The unfailing politeness of Canadians is a national character trait recognised the world over, but expats living in the UK, readying their postal ballots for next week’s momentous elections, are in no mood for niceties.
“If you mess with Canadians, we’ll hit back,” says Sarah Helppi, a 44-year-old Toronto native turned Londoner who has just posted her ballot for what she calls the most important Canadian vote in her lifetime.
For Helppi, hitting back against Donald Trump’s import tariffs and threats to annex what he has derisively called the “51st state” meant casting a postal vote in Canada for the first time in the 12 years she has lived in the UK.
“I feel united with the Canadian people in trying to find their way out of this,” she says. “We want someone to make the hard decisions about how to re-engineer the economy away from the US, and to me that person is Carney.”
Carney is, of course, Mark Carney, the Liberal party prime minister and former governor of the Bank of Canada and Bank of England who, despite being just two months into his political career, is leading the polls.
Five parties were represented in parliament before the election was called, but as far as most voters are concerned, Carney and his rightwing rival, the Conservative leader Pierre Poilievre, are the only two candidates still in the race.

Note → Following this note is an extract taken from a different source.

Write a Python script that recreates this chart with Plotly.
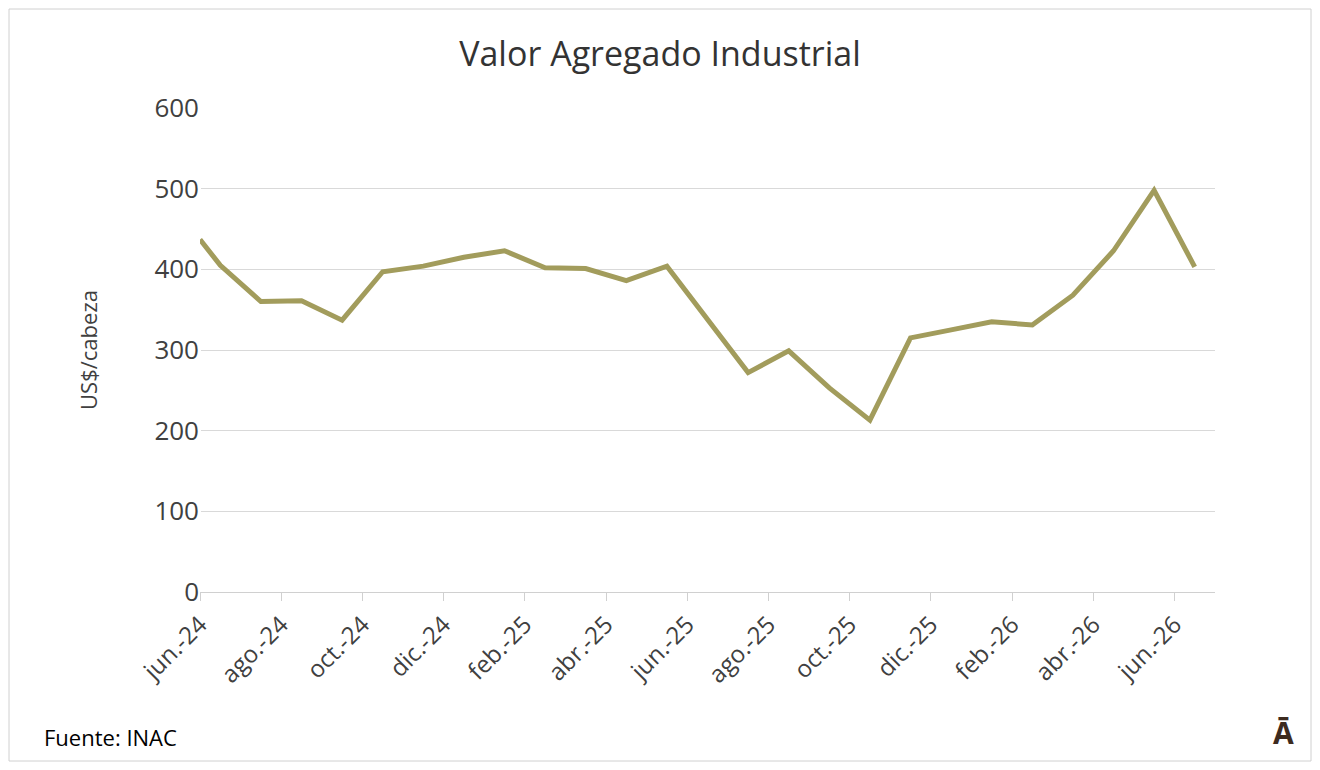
import plotly.graph_objects as go

tick_labels = ["jun.-24","ago.-24","oct.-24","dic.-24","feb.-25","abr.-25","jun.-25",
               "ago.-25","oct.-25","dic.-25","feb.-26","abr.-26","jun.-26"]
tick_pos = [0,2,4,6,8,10,12,14,16,18,20,22,24]
# month index (0 = jun-24); points at mid-month
x_months = [0] + [k + 0.5 for k in range(25)]
values = [437, 405, 360, 361, 337, 397, 404, 415, 423, 402, 401, 386, 404,
          338, 272, 299, 253, 213, 315, 325, 335, 331, 368, 423, 498, 403]

fig = go.Figure(go.Scatter(x=x_months, y=values, mode="lines",
                           line=dict(color="#A29C5C", width=5), hoverinfo="skip"))
font = "Open Sans, Liberation Sans, sans-serif"
fig.update_layout(
    width=1304, height=754, paper_bgcolor="white", plot_bgcolor="white",
    margin=dict(l=192, r=97, t=100, b=170),
    title=dict(text="Valor Agregado Industrial", x=0.5, xanchor="center", y=0.955,
               font=dict(family=font, size=34, color="#333")),
    showlegend=False,
    xaxis=dict(range=[0, 25], tickvals=tick_pos, ticktext=tick_labels, tickangle=-45,
               showgrid=False, showline=True, linecolor="#d0d0d0", ticks="outside",
               ticklen=8, tickcolor="#d0d0d0", tickfont=dict(family=font, size=24, color="#404040")),
    yaxis=dict(range=[0, 600], dtick=100, showgrid=True, gridcolor="#d9d9d9", zeroline=False,
               title=dict(text="US$/cabeza", font=dict(family=font, size=22, color="#404040"), standoff=50),
               tickfont=dict(family=font, size=26, color="#404040")),
    shapes=[dict(type="rect", xref="paper", yref="paper", x0=-191/1015, x1=1+96/1015,
                 y0=-169/484, y1=1+99/484, line=dict(color="#d0d0d0", width=1))],
    annotations=[
        dict(text="Fuente: INAC", xref="paper", yref="paper", x=-158/1015, y=-145/484,
             xanchor="left", yanchor="middle", showarrow=False,
             font=dict(family=font, size=22, color="black")),
        dict(text="<b>Ā</b>", xref="paper", yref="paper", x=1+68/1015, y=-140/484,
             xanchor="center", yanchor="middle", showarrow=False,
             font=dict(family=font, size=30, color="#3d2b1f")),
    ],
)
fig.write_html("out.html")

“I think it’s quite clear that it’s going to be between Carney and Poilievre this time around,” says Nathalie Cook, a 29-year-old primary school teacher from Ottawa living in London. “It definitely feels like the most important election I’ve ever voted in.”

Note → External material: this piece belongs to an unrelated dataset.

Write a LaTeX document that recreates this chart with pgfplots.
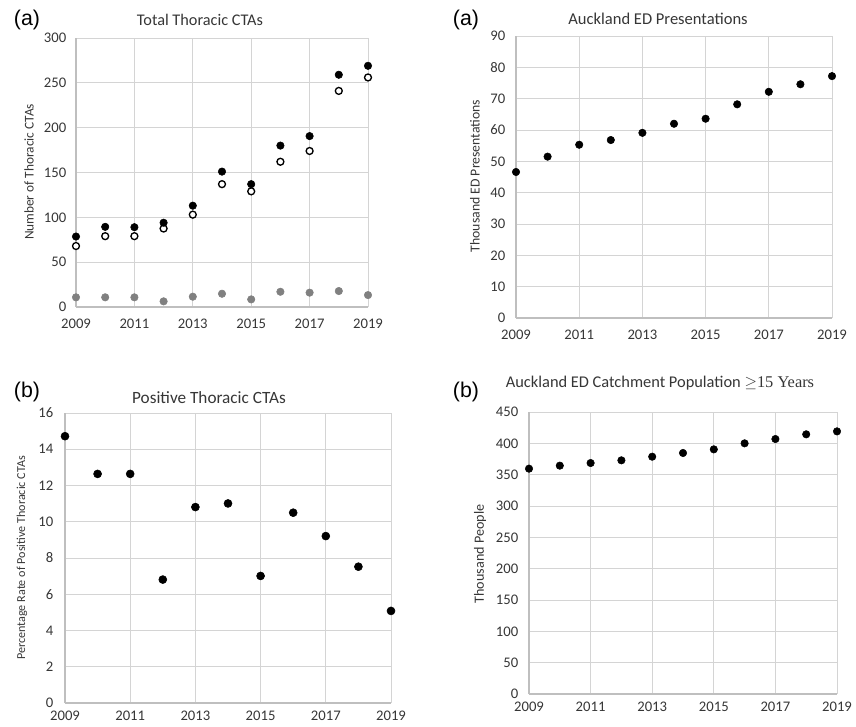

Cook typically votes for the more left-leaning New Democratic party (NDP), but has this time voted tactically for the Liberals because she “saw the threats of Poilievre as too great”.
“It was a difficult decision,” she says. “My values are more deeply aligned with NDP, but this election isn’t just about ideals. It’s about preventing real harm.”
The harm as she sees it is the “attack dog” populism espoused by Poilievre, whose party had a 25-point lead in the polls over the Liberals until February, when Trump’s attacks on Canadian industry and sovereignty threw them into uncertainty.
Even Poilievre-loyalists are changing their minds. Richard Beard, a 30-year-old energy sector worker from Ottawa, where Carney is on the ballot, says a number of his Conservative friends will be backing the Liberals on Monday.
“Ideologically, I’m more aligned with Poilievre – there’s no doubt about that,” he says. “But to me, it was less an election about ideology and more about who we want in the seat to respond to Trump and manage the coming years and the risks that will arise.”
A record 7.3 million early voters have already cast their ballots in Monday’s election – an estimated 25% increase on the 5.8m advanced ballots cast in 2021.
It’s no surprise to Stephen Bateman, 28, a consultant who worked as an adviser to the Liberal party MP and former deputy prime minister Chrystia Freeland before moving to the UK three years ago. “The key point of this election is Canadian identity,” he says. “The one thing that I’ve found really interesting this time is the resurgence of a sort of polite nationalism.”
It may be polite, but it’s effective: airline travel between Canada and the US has plummeted, with one study finding a 70% drop in bookings through to October 2025. “When people feel attacked, there’s this kind of rally-around-the-flag effect,” says account director Troy Aharonian who, like all of the those the Guardian spoke to, said he wouldn’t currently consider travelling to the US.
“There’s a feeling that Canada’s worth defending, and Canada is worth something, and we’re not just gonna roll over.”